Rows from a dataset of charts and code
★ ★ ★ ★ ★
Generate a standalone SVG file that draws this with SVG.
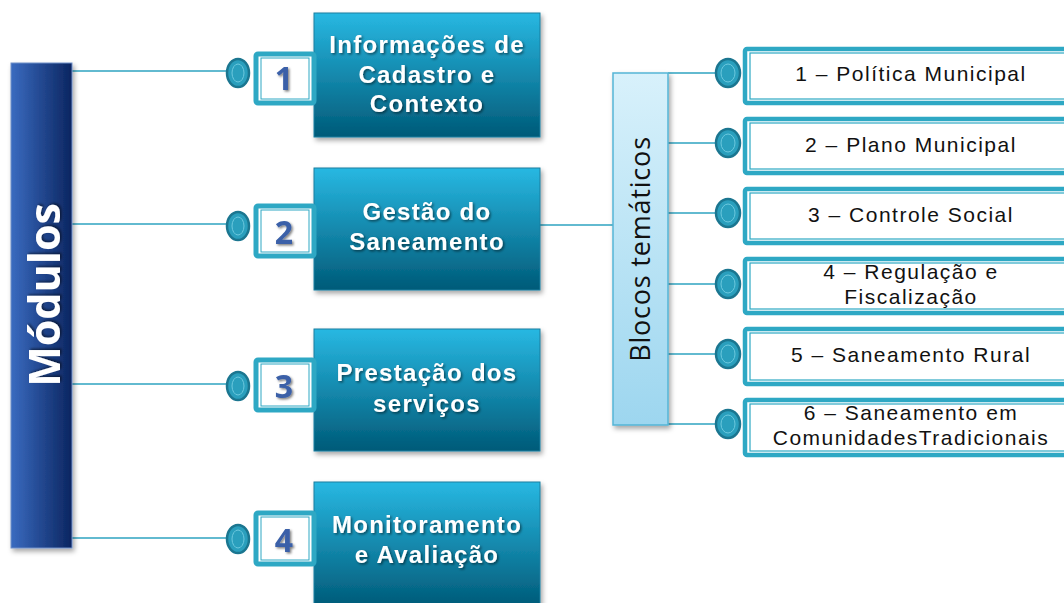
<svg xmlns="http://www.w3.org/2000/svg" width="1064" height="603" viewBox="0 0 1064 603">
<defs>
<linearGradient id="gBar" x1="0" y1="0" x2="1" y2="0"><stop offset="0" stop-color="#3a6bc0"/><stop offset="1" stop-color="#0b2560"/></linearGradient>
<linearGradient id="gMain" x1="0" y1="0" x2="0" y2="1"><stop offset="0" stop-color="#28b8e2"/><stop offset="1" stop-color="#005a78"/></linearGradient>
<linearGradient id="gBlk" x1="0" y1="0" x2="0" y2="1"><stop offset="0" stop-color="#d8f1fb"/><stop offset="1" stop-color="#9dd6ef"/></linearGradient>
<filter id="sh" x="-10%" y="-10%" width="130%" height="130%"><feDropShadow dx="2" dy="3" stdDeviation="2.5" flood-color="#000" flood-opacity="0.35"/></filter>
<filter id="tsh" x="-10%" y="-20%" width="130%" height="150%"><feDropShadow dx="1.5" dy="1.5" stdDeviation="1" flood-color="#000" flood-opacity="0.5"/></filter>
</defs>
<style>
.ln{stroke:#2ea3c0;stroke-width:1.3;fill:none}
.dot{fill:#2a9fbd;stroke:#1b7690;stroke-width:2.5}
.dotin{fill:none;stroke:#6cc8de;stroke-width:1}
.main{fill:url(#gMain);stroke:#1d7fa0;stroke-width:1;filter:url(#sh)}
.mt{font-family:"Liberation Sans",Arial,sans-serif;font-weight:bold;font-size:24px;letter-spacing:1.3px;fill:#fff;text-anchor:middle;filter:url(#tsh)}
.nb{fill:#fff;stroke:#2ea8c4;stroke-width:5}
.nbi{fill:none;stroke:#2ea8c4;stroke-width:1}
.num{font-family:"Open Sans","DejaVu Sans",sans-serif;font-weight:bold;font-size:32px;fill:#3b61a8;text-anchor:middle;filter:url(#tsh)}
.rb{fill:#fff;stroke:#2ea8c4;stroke-width:4.5}
.rbi{fill:none;stroke:#2ea8c4;stroke-width:1.2}
.rt{font-family:"Liberation Sans",Arial,sans-serif;font-size:21px;letter-spacing:1.5px;fill:#111;text-anchor:middle}
</style>
<g id="connectors">
<line class="ln" x1="72" y1="71" x2="226" y2="71"/>
<line class="ln" x1="72" y1="224" x2="226" y2="224"/>
<line class="ln" x1="72" y1="384" x2="226" y2="384"/>
<line class="ln" x1="72" y1="538" x2="226" y2="538"/>
<line class="ln" x1="540" y1="225" x2="613" y2="225"/>
<line class="ln" x1="668" y1="73" x2="716" y2="73"/>
<line class="ln" x1="668" y1="143" x2="716" y2="143"/>
<line class="ln" x1="668" y1="213" x2="716" y2="213"/>
<line class="ln" x1="668" y1="284" x2="716" y2="284"/>
<line class="ln" x1="668" y1="354" x2="716" y2="354"/>
<line class="ln" x1="668" y1="424" x2="716" y2="424"/>
</g>
<g id="modulos">
<rect x="11" y="63" width="61" height="485" fill="url(#gBar)" stroke="#6f8fc8" stroke-width="1" filter="url(#sh)"/>
<text transform="translate(60 295) rotate(-90)" font-family="Open Sans,DejaVu Sans,sans-serif" font-weight="bold" font-size="43" fill="#fff" text-anchor="middle" filter="url(#tsh)">Módulos</text>
</g>
<g id="m1">
<rect class="main" x="314" y="13" width="226" height="124"/>
<text class="mt" x="427" y="53">Informações de</text>
<text class="mt" x="427" y="83">Cadastro e</text>
<text class="mt" x="427" y="112">Contexto</text>
<ellipse class="dot" cx="238" cy="73" rx="11" ry="14"/><ellipse class="dotin" cx="238" cy="73" rx="6" ry="9"/>
<rect class="nb" x="256" y="54" width="58" height="49" rx="2"/><rect class="nbi" x="261" y="58" width="48" height="41"/>
<text class="num" x="284" y="90">1</text>
</g>
<g id="m2">
<rect class="main" x="314" y="168" width="226" height="122"/>
<text class="mt" x="427" y="220">Gestão do</text>
<text class="mt" x="427" y="250">Saneamento</text>
<ellipse class="dot" cx="238" cy="226" rx="11" ry="14"/><ellipse class="dotin" cx="238" cy="226" rx="6" ry="9"/>
<rect class="nb" x="256" y="206" width="58" height="50" rx="2"/><rect class="nbi" x="261" y="210" width="48" height="42"/>
<text class="num" x="284" y="244">2</text>
</g>
<g id="m3">
<rect class="main" x="314" y="329" width="226" height="122"/>
<text class="mt" x="427" y="381">Prestação dos</text>
<text class="mt" x="427" y="412">serviços</text>
<ellipse class="dot" cx="238" cy="386" rx="11" ry="14"/><ellipse class="dotin" cx="238" cy="386" rx="6" ry="9"/>
<rect class="nb" x="256" y="360" width="58" height="50" rx="2"/><rect class="nbi" x="261" y="364" width="48" height="42"/>
<text class="num" x="284" y="398">3</text>
</g>
<g id="m4">
<rect class="main" x="314" y="482" width="226" height="125"/>
<text class="mt" x="427" y="533">Monitoramento</text>
<text class="mt" x="427" y="563">e Avaliação</text>
<ellipse class="dot" cx="238" cy="539" rx="11" ry="14"/><ellipse class="dotin" cx="238" cy="539" rx="6" ry="9"/>
<rect class="nb" x="256" y="513" width="58" height="51" rx="2"/><rect class="nbi" x="261" y="517" width="48" height="43"/>
<text class="num" x="284" y="552">4</text>
</g>
<g id="blocos">
<rect x="613" y="73" width="55" height="352" fill="url(#gBlk)" stroke="#55b5d6" stroke-width="1.5" filter="url(#sh)"/>
<text transform="translate(650 249) rotate(-90)" font-family="Open Sans,DejaVu Sans,sans-serif" font-size="27" letter-spacing="0.8" fill="#111" text-anchor="middle">Blocos temáticos</text>
</g>
<g id="b1">
<ellipse class="dot" cx="728" cy="73" rx="12" ry="14"/><ellipse class="dotin" cx="728" cy="73" rx="7" ry="9"/>
<rect class="rb" x="745" y="49" width="330" height="54" rx="2"/><rect class="rbi" x="750" y="53" width="320" height="46"/>
<text class="rt" x="911" y="81">1 – Política Municipal</text>
</g>
<g id="b2">
<ellipse class="dot" cx="728" cy="143" rx="12" ry="14"/><ellipse class="dotin" cx="728" cy="143" rx="7" ry="9"/>
<rect class="rb" x="745" y="119" width="330" height="54" rx="2"/><rect class="rbi" x="750" y="123" width="320" height="46"/>
<text class="rt" x="911" y="152">2 – Plano Municipal</text>
</g>
<g id="b3">
<ellipse class="dot" cx="728" cy="213" rx="12" ry="14"/><ellipse class="dotin" cx="728" cy="213" rx="7" ry="9"/>
<rect class="rb" x="745" y="189" width="330" height="54" rx="2"/><rect class="rbi" x="750" y="193" width="320" height="46"/>
<text class="rt" x="911" y="222">3 – Controle Social</text>
</g>
<g id="b4">
<ellipse class="dot" cx="728" cy="284" rx="12" ry="14"/><ellipse class="dotin" cx="728" cy="284" rx="7" ry="9"/>
<rect class="rb" x="745" y="259" width="330" height="54" rx="2"/><rect class="rbi" x="750" y="263" width="320" height="46"/>
<text class="rt" x="911" y="279">4 – Regulação e</text>
<text class="rt" x="911" y="304">Fiscalização</text>
</g>
<g id="b5">
<ellipse class="dot" cx="728" cy="354" rx="12" ry="14"/><ellipse class="dotin" cx="728" cy="354" rx="7" ry="9"/>
<rect class="rb" x="745" y="329" width="330" height="55" rx="2"/><rect class="rbi" x="750" y="333" width="320" height="47"/>
<text class="rt" x="911" y="362">5 – Saneamento Rural</text>
</g>
<g id="b6">
<ellipse class="dot" cx="728" cy="424" rx="12" ry="14"/><ellipse class="dotin" cx="728" cy="424" rx="7" ry="9"/>
<rect class="rb" x="745" y="400" width="330" height="55" rx="2"/><rect class="rbi" x="750" y="404" width="320" height="47"/>
<text class="rt" x="911" y="420">6 – Saneamento em</text>
<text class="rt" x="911" y="445">ComunidadesTradicionais</text>
</g>
</svg>
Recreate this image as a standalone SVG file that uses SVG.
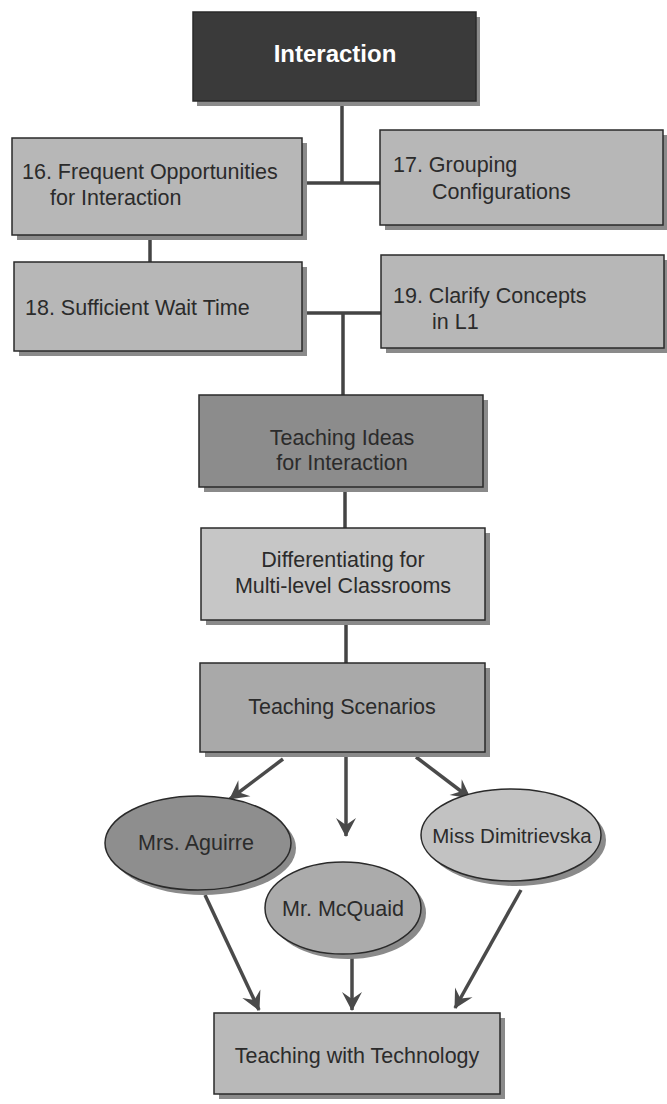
<svg xmlns="http://www.w3.org/2000/svg" width="667" height="1104" viewBox="0 0 667 1104">
<defs>
<style>
.sh{fill:#8a8a8a}
.bx{stroke:#2a2a2a;stroke-width:1.5}
.t{font-family:"Liberation Sans",Arial,sans-serif;font-size:21.5px;fill:#2b2b2b}
.c{text-anchor:middle}
.ln{stroke:#444;stroke-width:3.5;fill:none}
.ar{stroke:#4a4a4a;stroke-width:3.5;fill:none;marker-end:url(#ah)}
</style>
<marker id="ah" viewBox="-19 -11 21 22" refX="0" refY="0" markerWidth="21" markerHeight="22" markerUnits="userSpaceOnUse" orient="auto">
<path d="M1,0 L-18,-10 L-11,0 L-18,10 Z" fill="#4a4a4a"/>
</marker>
</defs>
<rect width="667" height="1104" fill="#ffffff"/>
<g id="connectors">
<path class="ln" d="M342,100 V183 M302,183 H380"/>
<path class="ln" d="M150,236 V262"/>
<path class="ln" d="M302,313 H381 M343,313 V395"/>
<path class="ln" d="M345,487 V528"/>
<path class="ln" d="M346,620 V663"/>
<path class="ar" d="M283,759 L230,799"/>
<path class="ar" d="M346,757 L346,836"/>
<path class="ar" d="M416,757 L470,798"/>
<path class="ar" d="M205,895 L259,1010"/>
<path class="ar" d="M352,955 L352,1010"/>
<path class="ar" d="M521,890 L455,1008"/>
</g>
<g id="interaction">
<rect class="sh" x="197" y="17" width="283" height="89"/>
<rect class="bx" x="193" y="12" width="283" height="89" fill="#3a3a3a"/>
<text class="t c" x="335" y="62" style="fill:#fff;font-weight:bold;font-size:24px">Interaction</text>
</g>
<g id="n16">
<rect class="sh" x="17" y="143" width="290" height="97"/>
<rect class="bx" x="12" y="138" width="290" height="97" fill="#b7b7b7"/>
<text class="t" x="22" y="179">16. Frequent Opportunities</text>
<text class="t" x="50" y="205">for Interaction</text>
</g>
<g id="n17">
<rect class="sh" x="385" y="135" width="282" height="95"/>
<rect class="bx" x="380" y="130" width="283" height="95" fill="#b7b7b7"/>
<text class="t" x="393" y="172">17. Grouping</text>
<text class="t" x="432" y="199">Configurations</text>
</g>
<g id="n18">
<rect class="sh" x="19" y="267" width="288" height="89"/>
<rect class="bx" x="14" y="262" width="288" height="89" fill="#b7b7b7"/>
<text class="t" x="25" y="315">18. Sufficient Wait Time</text>
</g>
<g id="n19">
<rect class="sh" x="386" y="260" width="281" height="93"/>
<rect class="bx" x="381" y="255" width="283" height="93" fill="#b7b7b7"/>
<text class="t" x="393" y="303">19. Clarify Concepts</text>
<text class="t" x="432" y="329">in L1</text>
</g>
<g id="ideas">
<rect class="sh" x="204" y="400" width="284" height="92"/>
<rect class="bx" x="199" y="395" width="284" height="92" fill="#8c8c8c"/>
<text class="t c" x="342" y="445">Teaching Ideas</text>
<text class="t c" x="342" y="470">for Interaction</text>
</g>
<g id="diff">
<rect class="sh" x="206" y="533" width="284" height="92"/>
<rect class="bx" x="201" y="528" width="284" height="92" fill="#c6c6c6"/>
<text class="t c" x="343" y="567">Differentiating for</text>
<text class="t c" x="343" y="593">Multi-level Classrooms</text>
</g>
<g id="scen">
<rect class="sh" x="205" y="668" width="285" height="89"/>
<rect class="bx" x="200" y="663" width="285" height="89" fill="#a9a9a9"/>
<text class="t c" x="342" y="714">Teaching Scenarios</text>
</g>
<g id="aguirre">
<ellipse class="sh" cx="203" cy="848" rx="93" ry="47"/>
<ellipse class="bx" cx="198" cy="843" rx="93" ry="47" fill="#8e8e8e"/>
<text class="t c" x="196" y="850">Mrs. Aguirre</text>
</g>
<g id="mcquaid">
<ellipse class="sh" cx="348" cy="913" rx="78" ry="46"/>
<ellipse class="bx" cx="343" cy="908" rx="78" ry="46" fill="#ababab"/>
<text class="t c" x="343" y="916">Mr. McQuaid</text>
</g>
<g id="dimitrievska">
<ellipse class="sh" cx="516" cy="840" rx="90" ry="46"/>
<ellipse class="bx" cx="511" cy="835" rx="90" ry="46" fill="#c2c2c2"/>
<text class="t c" x="512" y="843" style="font-size:20.5px">Miss Dimitrievska</text>
</g>
<g id="tech">
<rect class="sh" x="219" y="1018" width="286" height="81"/>
<rect class="bx" x="214" y="1013" width="286" height="81" fill="#b9b9b9"/>
<text class="t c" x="357" y="1063">Teaching with Technology</text>
</g>
</svg>
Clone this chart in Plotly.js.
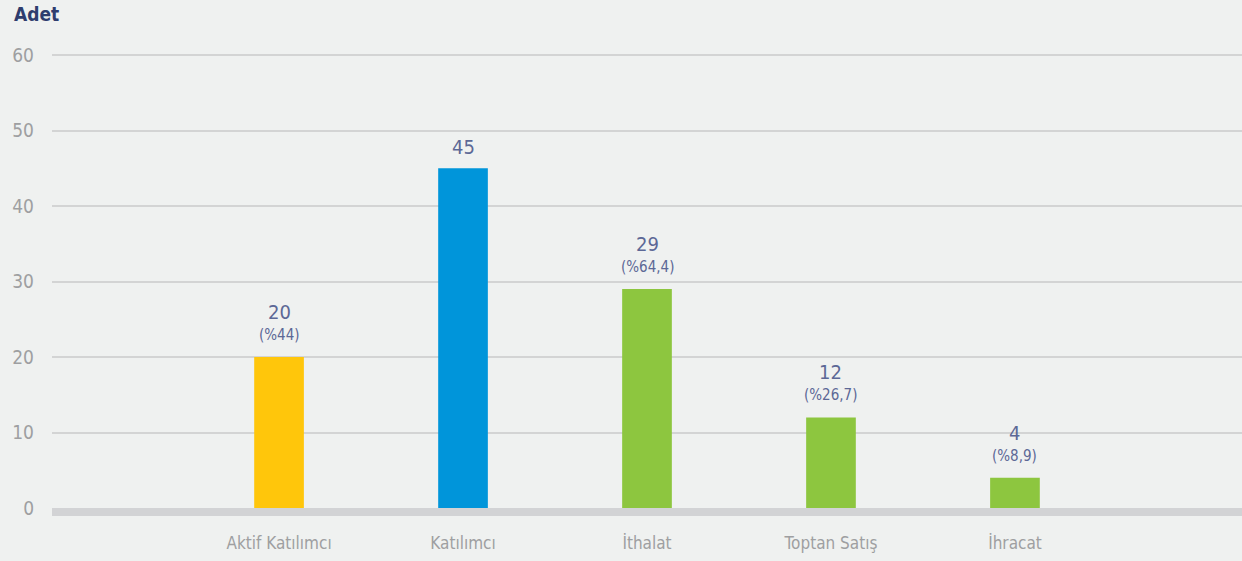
★ ★ ★ ★ ★
What you have to do: Select and copy every line of the material that holds the string "file".

Exercise answer:
Generate a standalone SVG file that draws this with SVG.
Recreate this image as a standalone SVG file that uses SVG.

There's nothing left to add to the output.